* **YOUR OBJECTIVE**
Lines with "Convert this chart to Plotly code." and "return (B - (p - OFF)) / (B - T)" mark the range, both included. Reproduce exactly that stretch, without pictures.

* **INPUT FOR THIS TASK**
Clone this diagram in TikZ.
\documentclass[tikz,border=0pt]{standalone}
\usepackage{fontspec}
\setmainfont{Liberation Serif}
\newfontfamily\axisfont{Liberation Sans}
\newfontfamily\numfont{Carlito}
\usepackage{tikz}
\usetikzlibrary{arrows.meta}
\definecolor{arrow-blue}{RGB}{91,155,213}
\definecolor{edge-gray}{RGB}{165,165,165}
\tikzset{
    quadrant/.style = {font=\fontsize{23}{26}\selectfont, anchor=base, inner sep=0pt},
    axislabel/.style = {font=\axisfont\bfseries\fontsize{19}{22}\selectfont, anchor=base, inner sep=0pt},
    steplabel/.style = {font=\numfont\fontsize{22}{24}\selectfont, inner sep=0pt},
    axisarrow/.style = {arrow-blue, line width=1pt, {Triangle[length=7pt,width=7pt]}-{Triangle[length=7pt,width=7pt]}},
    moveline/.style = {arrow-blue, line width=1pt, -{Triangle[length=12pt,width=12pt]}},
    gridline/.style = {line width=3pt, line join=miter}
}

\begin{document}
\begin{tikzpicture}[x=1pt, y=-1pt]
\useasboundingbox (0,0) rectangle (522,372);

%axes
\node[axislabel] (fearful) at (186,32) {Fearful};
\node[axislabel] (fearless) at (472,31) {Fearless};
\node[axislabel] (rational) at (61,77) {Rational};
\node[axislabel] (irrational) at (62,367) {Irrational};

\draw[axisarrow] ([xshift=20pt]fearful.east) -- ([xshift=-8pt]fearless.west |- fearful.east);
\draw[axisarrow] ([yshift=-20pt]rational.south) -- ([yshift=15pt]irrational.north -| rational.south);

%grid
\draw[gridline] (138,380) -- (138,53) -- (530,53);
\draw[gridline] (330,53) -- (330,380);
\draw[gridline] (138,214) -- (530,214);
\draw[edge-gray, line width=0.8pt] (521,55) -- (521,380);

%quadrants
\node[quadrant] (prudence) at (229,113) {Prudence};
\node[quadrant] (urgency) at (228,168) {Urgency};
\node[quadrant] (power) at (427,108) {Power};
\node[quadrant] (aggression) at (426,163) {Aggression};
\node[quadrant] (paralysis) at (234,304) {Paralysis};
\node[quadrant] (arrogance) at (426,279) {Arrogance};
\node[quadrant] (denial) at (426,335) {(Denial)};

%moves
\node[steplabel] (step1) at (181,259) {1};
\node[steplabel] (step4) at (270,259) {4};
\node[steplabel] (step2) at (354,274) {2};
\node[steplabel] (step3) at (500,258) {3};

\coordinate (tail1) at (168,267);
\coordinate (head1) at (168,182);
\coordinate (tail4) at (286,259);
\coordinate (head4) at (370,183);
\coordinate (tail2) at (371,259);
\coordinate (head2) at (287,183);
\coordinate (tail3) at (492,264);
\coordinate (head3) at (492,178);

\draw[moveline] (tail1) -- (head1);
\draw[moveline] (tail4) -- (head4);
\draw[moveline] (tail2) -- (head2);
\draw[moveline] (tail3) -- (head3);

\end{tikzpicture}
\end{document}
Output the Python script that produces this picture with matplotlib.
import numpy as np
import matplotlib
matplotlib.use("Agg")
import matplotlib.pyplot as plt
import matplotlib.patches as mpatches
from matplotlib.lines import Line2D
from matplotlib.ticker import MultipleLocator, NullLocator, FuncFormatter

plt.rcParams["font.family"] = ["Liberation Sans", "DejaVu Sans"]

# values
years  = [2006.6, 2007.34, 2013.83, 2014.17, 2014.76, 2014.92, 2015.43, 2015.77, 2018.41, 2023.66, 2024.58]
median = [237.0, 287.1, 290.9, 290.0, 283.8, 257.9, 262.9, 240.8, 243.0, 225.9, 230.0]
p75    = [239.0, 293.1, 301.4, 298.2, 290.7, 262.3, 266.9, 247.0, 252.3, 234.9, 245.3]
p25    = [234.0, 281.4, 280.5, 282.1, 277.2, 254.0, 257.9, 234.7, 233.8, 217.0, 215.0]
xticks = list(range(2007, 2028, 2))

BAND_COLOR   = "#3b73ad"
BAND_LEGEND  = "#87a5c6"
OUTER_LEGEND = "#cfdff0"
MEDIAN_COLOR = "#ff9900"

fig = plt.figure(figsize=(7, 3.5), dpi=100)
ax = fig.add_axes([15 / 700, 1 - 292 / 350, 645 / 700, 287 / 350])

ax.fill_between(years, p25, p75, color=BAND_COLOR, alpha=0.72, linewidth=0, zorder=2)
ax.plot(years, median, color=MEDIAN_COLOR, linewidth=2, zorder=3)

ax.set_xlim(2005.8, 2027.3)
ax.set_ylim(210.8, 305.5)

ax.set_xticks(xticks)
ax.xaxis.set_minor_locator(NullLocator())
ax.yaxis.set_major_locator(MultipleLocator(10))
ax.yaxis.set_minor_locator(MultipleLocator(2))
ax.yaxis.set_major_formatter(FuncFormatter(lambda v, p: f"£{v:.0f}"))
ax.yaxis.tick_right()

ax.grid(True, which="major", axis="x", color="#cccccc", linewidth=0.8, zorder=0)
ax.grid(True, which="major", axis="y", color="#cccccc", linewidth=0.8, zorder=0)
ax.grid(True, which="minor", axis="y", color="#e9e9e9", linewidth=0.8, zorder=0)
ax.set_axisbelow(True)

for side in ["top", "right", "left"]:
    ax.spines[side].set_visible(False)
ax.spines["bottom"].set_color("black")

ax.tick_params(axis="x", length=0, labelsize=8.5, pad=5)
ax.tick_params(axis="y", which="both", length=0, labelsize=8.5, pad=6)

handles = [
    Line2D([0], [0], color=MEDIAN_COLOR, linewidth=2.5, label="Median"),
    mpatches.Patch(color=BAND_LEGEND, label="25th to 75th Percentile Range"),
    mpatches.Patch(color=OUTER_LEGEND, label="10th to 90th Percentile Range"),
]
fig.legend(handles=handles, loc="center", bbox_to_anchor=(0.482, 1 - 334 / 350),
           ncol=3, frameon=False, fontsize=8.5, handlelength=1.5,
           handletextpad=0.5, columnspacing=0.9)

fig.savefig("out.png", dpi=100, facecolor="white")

==

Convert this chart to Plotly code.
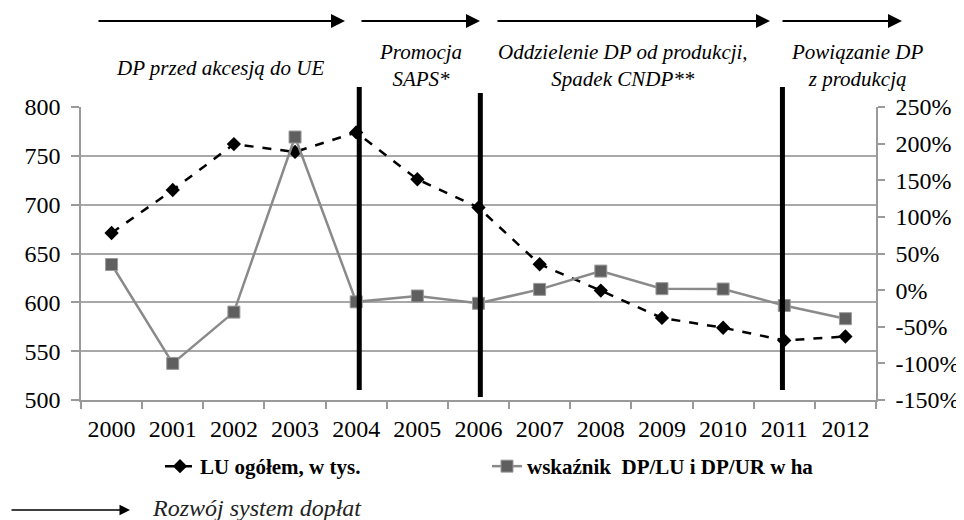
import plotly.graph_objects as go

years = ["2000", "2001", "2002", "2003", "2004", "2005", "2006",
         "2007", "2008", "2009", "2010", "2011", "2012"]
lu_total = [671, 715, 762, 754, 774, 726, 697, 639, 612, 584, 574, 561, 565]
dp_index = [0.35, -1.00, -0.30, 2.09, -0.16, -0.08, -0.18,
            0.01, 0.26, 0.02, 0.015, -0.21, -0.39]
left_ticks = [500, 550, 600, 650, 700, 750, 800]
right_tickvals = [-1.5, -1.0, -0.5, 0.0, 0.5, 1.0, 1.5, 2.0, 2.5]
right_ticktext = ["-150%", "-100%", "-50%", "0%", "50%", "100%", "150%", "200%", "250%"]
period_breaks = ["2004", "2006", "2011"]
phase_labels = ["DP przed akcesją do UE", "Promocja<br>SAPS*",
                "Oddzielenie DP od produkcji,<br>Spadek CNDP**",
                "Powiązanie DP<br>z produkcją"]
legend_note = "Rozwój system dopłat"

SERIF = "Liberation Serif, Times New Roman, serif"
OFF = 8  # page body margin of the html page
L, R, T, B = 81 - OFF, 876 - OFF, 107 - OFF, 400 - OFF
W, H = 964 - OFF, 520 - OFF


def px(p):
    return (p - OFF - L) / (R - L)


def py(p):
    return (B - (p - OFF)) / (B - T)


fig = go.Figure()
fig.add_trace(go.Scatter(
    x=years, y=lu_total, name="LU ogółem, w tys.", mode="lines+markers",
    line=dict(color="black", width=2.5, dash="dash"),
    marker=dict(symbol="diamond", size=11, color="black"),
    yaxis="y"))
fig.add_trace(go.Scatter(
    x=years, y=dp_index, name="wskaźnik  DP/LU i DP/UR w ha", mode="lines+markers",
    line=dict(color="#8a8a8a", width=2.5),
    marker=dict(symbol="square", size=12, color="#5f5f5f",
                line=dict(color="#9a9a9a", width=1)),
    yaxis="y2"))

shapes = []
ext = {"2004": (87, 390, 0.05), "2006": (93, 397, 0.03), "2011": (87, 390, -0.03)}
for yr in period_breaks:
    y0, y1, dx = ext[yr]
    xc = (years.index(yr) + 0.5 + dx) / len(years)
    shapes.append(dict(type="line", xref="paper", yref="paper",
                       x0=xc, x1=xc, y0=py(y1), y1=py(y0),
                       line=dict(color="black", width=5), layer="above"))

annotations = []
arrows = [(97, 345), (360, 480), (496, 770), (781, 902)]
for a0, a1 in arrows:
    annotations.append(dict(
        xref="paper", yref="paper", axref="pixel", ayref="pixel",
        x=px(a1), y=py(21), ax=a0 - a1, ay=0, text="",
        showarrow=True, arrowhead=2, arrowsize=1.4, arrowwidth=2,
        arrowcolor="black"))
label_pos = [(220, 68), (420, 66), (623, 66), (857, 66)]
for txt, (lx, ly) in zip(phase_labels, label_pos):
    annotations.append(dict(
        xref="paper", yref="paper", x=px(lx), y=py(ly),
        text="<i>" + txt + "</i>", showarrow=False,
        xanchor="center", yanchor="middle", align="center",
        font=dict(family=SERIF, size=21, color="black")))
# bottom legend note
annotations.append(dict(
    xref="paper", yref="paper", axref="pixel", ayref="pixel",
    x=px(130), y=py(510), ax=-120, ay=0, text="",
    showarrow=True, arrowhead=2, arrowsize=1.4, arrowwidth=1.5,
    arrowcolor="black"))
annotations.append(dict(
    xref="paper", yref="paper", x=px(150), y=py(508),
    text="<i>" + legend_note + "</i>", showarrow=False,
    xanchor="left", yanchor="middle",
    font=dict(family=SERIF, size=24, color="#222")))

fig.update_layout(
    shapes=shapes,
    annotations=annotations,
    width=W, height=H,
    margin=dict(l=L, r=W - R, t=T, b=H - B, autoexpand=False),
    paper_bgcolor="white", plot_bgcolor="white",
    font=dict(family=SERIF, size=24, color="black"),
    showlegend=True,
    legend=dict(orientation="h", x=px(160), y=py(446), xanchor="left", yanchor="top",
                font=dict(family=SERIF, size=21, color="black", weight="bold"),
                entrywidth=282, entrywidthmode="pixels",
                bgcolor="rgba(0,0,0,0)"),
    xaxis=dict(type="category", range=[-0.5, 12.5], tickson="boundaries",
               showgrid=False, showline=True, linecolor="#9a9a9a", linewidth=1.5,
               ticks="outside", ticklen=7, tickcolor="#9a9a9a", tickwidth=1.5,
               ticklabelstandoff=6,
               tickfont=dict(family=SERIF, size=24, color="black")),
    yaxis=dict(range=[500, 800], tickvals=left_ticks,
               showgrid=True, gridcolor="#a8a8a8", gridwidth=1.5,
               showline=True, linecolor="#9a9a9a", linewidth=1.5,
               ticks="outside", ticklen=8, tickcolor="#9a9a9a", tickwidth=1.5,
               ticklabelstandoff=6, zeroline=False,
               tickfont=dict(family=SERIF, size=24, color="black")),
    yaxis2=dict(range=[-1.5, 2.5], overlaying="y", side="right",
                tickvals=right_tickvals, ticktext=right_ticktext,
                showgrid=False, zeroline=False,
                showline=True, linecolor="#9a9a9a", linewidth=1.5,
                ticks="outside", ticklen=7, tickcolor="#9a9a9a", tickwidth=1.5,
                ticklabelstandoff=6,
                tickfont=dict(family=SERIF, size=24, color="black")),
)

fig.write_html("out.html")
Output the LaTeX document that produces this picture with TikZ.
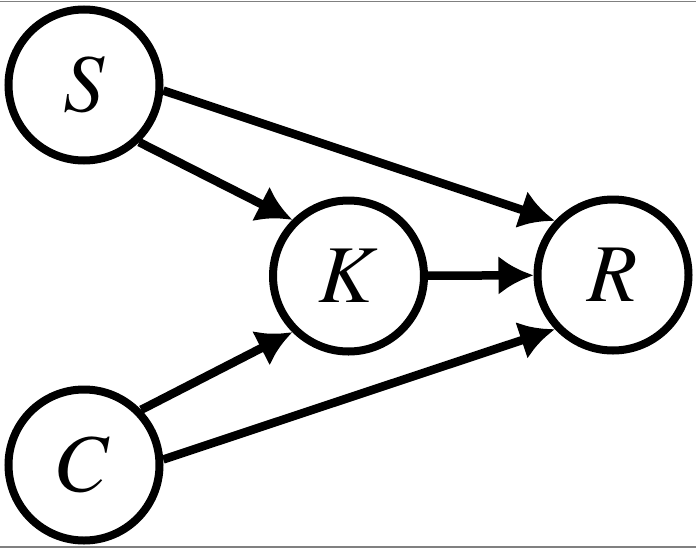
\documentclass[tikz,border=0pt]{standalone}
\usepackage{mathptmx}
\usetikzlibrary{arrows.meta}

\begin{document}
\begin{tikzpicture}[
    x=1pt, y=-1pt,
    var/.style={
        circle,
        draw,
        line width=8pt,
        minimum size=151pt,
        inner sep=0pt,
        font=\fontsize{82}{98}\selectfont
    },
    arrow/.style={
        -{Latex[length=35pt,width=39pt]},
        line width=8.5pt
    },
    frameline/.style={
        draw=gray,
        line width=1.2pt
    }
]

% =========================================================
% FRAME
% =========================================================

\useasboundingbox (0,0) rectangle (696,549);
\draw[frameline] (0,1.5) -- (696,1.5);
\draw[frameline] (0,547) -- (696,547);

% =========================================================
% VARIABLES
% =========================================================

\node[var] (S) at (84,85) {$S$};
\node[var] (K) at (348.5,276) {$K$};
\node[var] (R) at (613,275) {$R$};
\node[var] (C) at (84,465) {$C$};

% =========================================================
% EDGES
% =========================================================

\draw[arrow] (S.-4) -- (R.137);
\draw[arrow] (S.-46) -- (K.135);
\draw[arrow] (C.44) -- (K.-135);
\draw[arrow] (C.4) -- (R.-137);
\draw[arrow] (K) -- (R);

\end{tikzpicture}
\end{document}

* **FINAL RESULT**
Convert this chart to Plotly code.
import plotly.graph_objects as go

years = ["2000", "2001", "2002", "2003", "2004", "2005", "2006",
         "2007", "2008", "2009", "2010", "2011", "2012"]
lu_total = [671, 715, 762, 754, 774, 726, 697, 639, 612, 584, 574, 561, 565]
dp_index = [0.35, -1.00, -0.30, 2.09, -0.16, -0.08, -0.18,
            0.01, 0.26, 0.02, 0.015, -0.21, -0.39]
left_ticks = [500, 550, 600, 650, 700, 750, 800]
right_tickvals = [-1.5, -1.0, -0.5, 0.0, 0.5, 1.0, 1.5, 2.0, 2.5]
right_ticktext = ["-150%", "-100%", "-50%", "0%", "50%", "100%", "150%", "200%", "250%"]
period_breaks = ["2004", "2006", "2011"]
phase_labels = ["DP przed akcesją do UE", "Promocja<br>SAPS*",
                "Oddzielenie DP od produkcji,<br>Spadek CNDP**",
                "Powiązanie DP<br>z produkcją"]
legend_note = "Rozwój system dopłat"

SERIF = "Liberation Serif, Times New Roman, serif"
OFF = 8  # page body margin of the html page
L, R, T, B = 81 - OFF, 876 - OFF, 107 - OFF, 400 - OFF
W, H = 964 - OFF, 520 - OFF


def px(p):
    return (p - OFF - L) / (R - L)


def py(p):
    return (B - (p - OFF)) / (B - T)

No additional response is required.